Peppe Servillo: In realtà quella è a battuta che cita il nome con il quale viene chiamata la mia terra, il casertano perchè era una terra agricola che in origine godeva di un terreno vulcanico, quindi molto fertile. Ovviamente abbiamo messo questa battuta in bocca al personaggio perchè oggi come oggi questa terra è quella che registra il più alto tasso di disoccupazione quindi, fa ridere. Ma come tutto il film c’è un tono di commedia leggero che cerca di richiamare nel pubblico quella che in fondo è una verità sulla quale va fatta una riflessione e il film lo fa senza pendanteria ma con il sorriso, senza strizzare l’occhio alla commedia come nuovo genere che va, anche perchè è stato pensato e scritto in tempi non sospetti relativamentre all’ultima ondata di commedia italiana. E’ una figura di politico purtroppo non inusuale di questi tempi nel nostro Paese, anzi richiama proprio degli esempi fondanti del modo di fare politica, pero’ speriamo tutti che le cose cambino.
Sei un artista a tutto tondo: musicista, attore, compositore.

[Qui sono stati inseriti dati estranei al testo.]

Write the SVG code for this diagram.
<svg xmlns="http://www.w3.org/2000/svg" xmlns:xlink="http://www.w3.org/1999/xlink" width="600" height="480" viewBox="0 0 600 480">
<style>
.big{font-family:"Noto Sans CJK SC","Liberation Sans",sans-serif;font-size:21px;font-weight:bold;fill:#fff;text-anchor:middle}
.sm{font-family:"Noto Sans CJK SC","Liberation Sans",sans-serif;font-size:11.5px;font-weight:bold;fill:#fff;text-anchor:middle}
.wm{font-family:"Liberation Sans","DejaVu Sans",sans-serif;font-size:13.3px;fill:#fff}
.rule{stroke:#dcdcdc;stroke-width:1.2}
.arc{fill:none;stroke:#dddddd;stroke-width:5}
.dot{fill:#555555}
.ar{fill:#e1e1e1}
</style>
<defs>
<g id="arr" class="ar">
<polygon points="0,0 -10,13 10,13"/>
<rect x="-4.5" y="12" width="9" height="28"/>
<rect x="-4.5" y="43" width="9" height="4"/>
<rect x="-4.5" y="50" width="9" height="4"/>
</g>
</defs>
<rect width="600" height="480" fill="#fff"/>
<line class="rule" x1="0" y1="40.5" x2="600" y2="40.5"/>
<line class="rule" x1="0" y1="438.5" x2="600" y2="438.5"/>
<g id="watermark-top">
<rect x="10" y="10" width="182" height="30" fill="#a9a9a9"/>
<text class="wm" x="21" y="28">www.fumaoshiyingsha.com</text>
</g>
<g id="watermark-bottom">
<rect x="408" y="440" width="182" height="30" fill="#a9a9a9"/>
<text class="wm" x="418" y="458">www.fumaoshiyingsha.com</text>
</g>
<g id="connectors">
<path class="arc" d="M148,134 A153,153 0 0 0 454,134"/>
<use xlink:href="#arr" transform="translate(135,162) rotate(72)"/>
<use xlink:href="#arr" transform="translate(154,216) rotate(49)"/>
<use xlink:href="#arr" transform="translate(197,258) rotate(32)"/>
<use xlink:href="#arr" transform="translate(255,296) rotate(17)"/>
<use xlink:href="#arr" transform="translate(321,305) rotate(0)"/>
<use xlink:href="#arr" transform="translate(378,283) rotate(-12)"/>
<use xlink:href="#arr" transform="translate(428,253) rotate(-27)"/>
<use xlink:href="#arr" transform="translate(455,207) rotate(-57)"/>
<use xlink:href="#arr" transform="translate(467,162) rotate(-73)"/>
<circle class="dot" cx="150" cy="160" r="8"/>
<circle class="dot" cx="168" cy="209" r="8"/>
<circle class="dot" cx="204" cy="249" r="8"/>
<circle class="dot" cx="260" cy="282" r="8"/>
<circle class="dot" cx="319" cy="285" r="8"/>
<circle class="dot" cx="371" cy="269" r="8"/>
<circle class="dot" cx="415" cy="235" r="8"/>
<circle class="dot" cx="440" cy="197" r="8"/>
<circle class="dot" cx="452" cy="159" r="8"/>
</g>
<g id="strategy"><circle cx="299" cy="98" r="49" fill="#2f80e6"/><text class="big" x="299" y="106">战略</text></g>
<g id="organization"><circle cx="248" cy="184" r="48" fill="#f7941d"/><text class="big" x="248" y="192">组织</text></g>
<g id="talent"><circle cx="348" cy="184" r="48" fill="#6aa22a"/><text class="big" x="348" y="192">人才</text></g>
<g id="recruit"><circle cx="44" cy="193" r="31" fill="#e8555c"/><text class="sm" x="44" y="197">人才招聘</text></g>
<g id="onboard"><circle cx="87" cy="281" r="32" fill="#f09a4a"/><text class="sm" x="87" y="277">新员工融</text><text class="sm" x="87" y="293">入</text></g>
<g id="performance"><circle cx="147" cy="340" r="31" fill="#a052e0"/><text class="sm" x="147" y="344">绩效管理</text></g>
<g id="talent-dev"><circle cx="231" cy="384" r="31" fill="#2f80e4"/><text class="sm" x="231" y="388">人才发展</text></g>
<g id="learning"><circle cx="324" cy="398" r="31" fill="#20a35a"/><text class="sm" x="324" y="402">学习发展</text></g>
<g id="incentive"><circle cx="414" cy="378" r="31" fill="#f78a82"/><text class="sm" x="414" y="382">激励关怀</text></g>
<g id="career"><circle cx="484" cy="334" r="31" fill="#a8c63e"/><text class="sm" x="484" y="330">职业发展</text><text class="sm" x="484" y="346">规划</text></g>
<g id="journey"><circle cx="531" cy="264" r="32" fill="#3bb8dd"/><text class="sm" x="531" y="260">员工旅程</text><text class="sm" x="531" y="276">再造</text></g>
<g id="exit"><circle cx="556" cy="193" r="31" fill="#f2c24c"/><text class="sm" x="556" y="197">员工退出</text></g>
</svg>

Quanto è difficile vivere con il proprio lavoro oggi in Italia?
Peppe Servillo: Io non mi considero un artista a tutto tondo perchè si potrebbe pensare che sono superficiale, se uno la legge anche in un altro modo. Io coltivo un’espressività nel mio modo di fare il cantante che poi mi ha portato anche a lavorare al cinema e anche a teatro; io credo e spero di fare lo stesso lavoro. Che è anche un lavoro antico : il cantare e il recitare sono apparentati come mestieri. Resta difficile come resta difficile fare tanti altri lavori. Io in prima persona mi ritengo fortunato perchè posso gioare su tavoli diversi, pero’ qualcuno forse, come idea anche un po’ vecchia dice che in tempi difficili glia rtisti sono stimolati i più..creativamente. pero’ è vero che in questo momento nel nostro paese gli spazi vengono sottratti agli artisti per fare quello che dovrebbero fare. Resta comunque difficile. Ci sono vicende come quello del Valle occupato, per es. a Roma che richiamano l’attenzione proprio su questo.
Nel nostro Paese c’è un deficit di partecipazione se il teatro e l’arte sono un momento di assemblea nella civiltà, della comunità che si autorappresenta allora nel nostro paese, siccome c’è crisi di rappresentatività, di democrazia e partecipazione allora c’è anche nell spettacolo; perchè nello spettacolo i flussi di idee e la circolazione delle stesse è avvantaggiata. Oggi invece si tende a metterci tutti davanti alla TV.